For the purposes of the tour, de Leon will be performing solo, once again. A lot of the Miss Massive Snowflake music smacks of a desire for experimentation. Songs vacillate between a sort of '50s romantic vibe and a playful prog-pop, finding unexpected twists and turns along the way. His tour mate, Rainstick Cowbell, is exclusively a solo performer - a fiery singer-songwriter with a strikingly androgynous voice and a penchant for disarmingly honest storytelling.

"When my band broke up, I had always wanted to play solo," says Arbogast. "I was always a fan of Billy Bragg, and I just think it's an incredible thing to be able to do, but I was never good enough to be able to pull it off. But then I thought I should just do it. It's the hardest thing I've ever done, to play solo. It's really difficult. I've been doing it since 2010, and I've been trying to up my chops. Always getting better. ... It's pretty brutal. You can't really hang on a power chord when you're solo."

Though he's a guy and an acoustic guitar, Arbogast eschews the folk label.
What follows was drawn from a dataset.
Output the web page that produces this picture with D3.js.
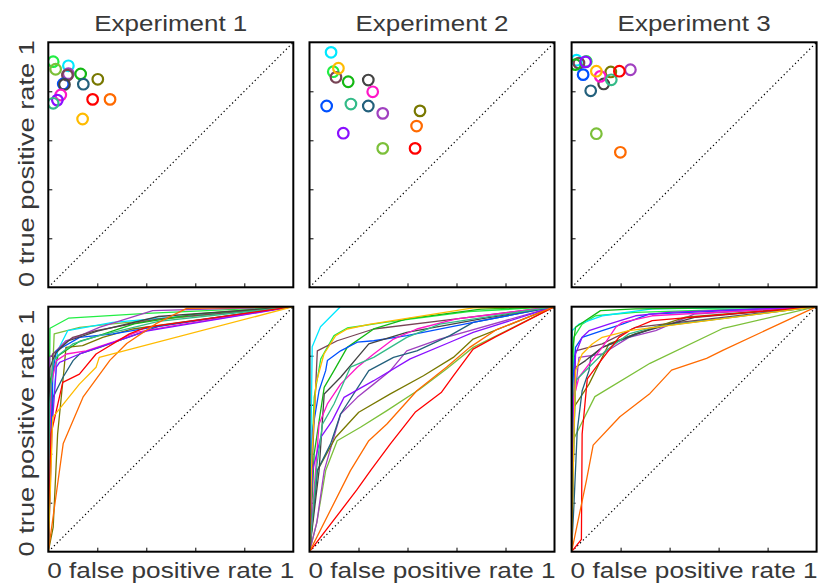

"I shunned the folk thing because folk is a very definite definition of something that's completely not what I do," says Arbogast. "If you show up to Rainstick Cowbell expecting a folk show, it's so not a folk show that it really pisses people off. ... I played a show in Latina, Italy, with these two classical violinists, and they played this great show. Then, I got up there, and had I played folk, I think it would've totally worked, but I got up there and people were like, ‘What the fuck is this?' They just left."

Though there's a considerable amount of daylight between de Leon and Arbogast as writers and performers, de Leon says that they complement each other well.

"It's been really fun to tour together," says de Leon, "because he comes out and he's really intense, doesn't really talk much, and keeps the audience on the edge of their seat. Then I come out, we do a couple songs together, and I kind of lighten the mood. I guess that's what we do for each other. ... I've loved watching him every night. It's been a guitar lesson and a poetry lesson."

A Miss Massive Snowflake and Rainstick Cowbell show is an exercise in light and dark, working in tandem.